--- Start of Information shown ---
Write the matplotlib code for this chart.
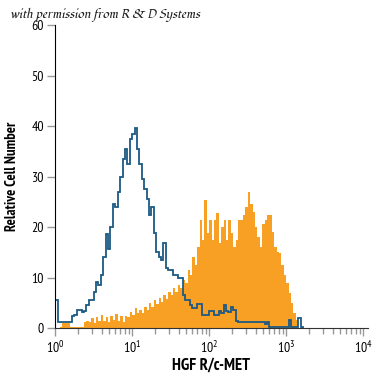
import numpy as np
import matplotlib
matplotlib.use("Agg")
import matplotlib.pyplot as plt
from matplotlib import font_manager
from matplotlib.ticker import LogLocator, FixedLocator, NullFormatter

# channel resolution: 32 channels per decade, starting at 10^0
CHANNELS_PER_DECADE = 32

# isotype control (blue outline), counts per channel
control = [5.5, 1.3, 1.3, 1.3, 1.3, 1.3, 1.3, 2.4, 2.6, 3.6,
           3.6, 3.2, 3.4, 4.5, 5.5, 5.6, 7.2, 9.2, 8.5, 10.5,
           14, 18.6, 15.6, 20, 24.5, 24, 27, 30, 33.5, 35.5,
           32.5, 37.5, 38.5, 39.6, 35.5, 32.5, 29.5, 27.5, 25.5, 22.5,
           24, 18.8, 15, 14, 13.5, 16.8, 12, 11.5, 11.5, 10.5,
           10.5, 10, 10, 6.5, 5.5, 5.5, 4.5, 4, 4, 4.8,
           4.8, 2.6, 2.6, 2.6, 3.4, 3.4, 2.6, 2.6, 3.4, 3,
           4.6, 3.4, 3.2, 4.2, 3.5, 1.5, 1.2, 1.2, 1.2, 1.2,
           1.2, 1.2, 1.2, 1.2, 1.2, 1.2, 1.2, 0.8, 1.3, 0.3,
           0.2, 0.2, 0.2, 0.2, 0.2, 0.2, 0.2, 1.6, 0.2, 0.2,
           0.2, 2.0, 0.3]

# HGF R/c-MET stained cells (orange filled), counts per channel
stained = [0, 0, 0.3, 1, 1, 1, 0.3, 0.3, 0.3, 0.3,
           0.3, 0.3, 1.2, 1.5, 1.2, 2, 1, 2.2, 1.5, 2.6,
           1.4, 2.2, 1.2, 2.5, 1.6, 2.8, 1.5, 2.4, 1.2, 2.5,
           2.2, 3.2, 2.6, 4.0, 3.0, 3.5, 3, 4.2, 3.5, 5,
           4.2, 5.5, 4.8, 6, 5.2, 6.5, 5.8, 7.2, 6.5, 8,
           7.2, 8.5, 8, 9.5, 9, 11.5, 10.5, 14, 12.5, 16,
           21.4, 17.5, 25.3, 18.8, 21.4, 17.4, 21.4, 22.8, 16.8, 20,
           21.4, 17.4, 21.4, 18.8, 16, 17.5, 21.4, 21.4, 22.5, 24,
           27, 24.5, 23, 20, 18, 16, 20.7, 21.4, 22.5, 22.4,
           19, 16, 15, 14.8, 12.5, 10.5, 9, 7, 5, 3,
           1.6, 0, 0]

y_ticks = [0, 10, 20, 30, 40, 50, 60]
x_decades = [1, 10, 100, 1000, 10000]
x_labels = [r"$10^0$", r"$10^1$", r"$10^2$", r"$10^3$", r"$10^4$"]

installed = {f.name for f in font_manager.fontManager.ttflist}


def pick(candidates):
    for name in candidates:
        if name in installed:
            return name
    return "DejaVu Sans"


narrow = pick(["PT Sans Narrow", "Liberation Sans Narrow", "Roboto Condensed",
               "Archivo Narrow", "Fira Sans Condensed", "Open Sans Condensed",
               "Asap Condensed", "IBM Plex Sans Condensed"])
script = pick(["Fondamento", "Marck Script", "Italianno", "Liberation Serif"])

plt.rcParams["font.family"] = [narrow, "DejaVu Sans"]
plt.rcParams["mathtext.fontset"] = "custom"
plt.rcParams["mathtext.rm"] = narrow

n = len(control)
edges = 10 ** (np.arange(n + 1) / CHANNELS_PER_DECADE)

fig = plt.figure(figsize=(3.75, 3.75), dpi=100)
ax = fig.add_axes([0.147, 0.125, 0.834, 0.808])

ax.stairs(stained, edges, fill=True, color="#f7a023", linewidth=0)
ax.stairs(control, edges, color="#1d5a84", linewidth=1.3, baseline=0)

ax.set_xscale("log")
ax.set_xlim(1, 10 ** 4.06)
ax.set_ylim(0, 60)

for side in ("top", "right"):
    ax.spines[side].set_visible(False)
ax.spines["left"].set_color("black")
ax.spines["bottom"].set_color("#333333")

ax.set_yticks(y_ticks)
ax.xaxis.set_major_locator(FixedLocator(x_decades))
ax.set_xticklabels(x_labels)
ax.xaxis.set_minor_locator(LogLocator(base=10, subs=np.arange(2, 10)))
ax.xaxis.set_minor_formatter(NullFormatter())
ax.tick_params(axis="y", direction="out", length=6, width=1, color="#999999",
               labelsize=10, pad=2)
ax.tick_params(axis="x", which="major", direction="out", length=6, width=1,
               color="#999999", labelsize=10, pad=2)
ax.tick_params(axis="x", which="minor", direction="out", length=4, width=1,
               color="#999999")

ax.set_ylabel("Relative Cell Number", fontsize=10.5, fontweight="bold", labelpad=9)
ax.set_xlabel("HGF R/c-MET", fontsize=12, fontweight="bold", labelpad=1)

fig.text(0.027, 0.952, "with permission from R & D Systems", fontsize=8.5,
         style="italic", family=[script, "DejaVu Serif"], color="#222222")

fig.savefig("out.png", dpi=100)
--- End of Information shown ---
Stated problem
Starting at the top of the listing above, reproduce each line up to and including the one with "CHANNELS_PER_DECADE = 32"; omit the pictures.

Completed exercise
Write the matplotlib code for this chart.
import numpy as np
import matplotlib
matplotlib.use("Agg")
import matplotlib.pyplot as plt
from matplotlib import font_manager
from matplotlib.ticker import LogLocator, FixedLocator, NullFormatter

# channel resolution: 32 channels per decade, starting at 10^0
CHANNELS_PER_DECADE = 32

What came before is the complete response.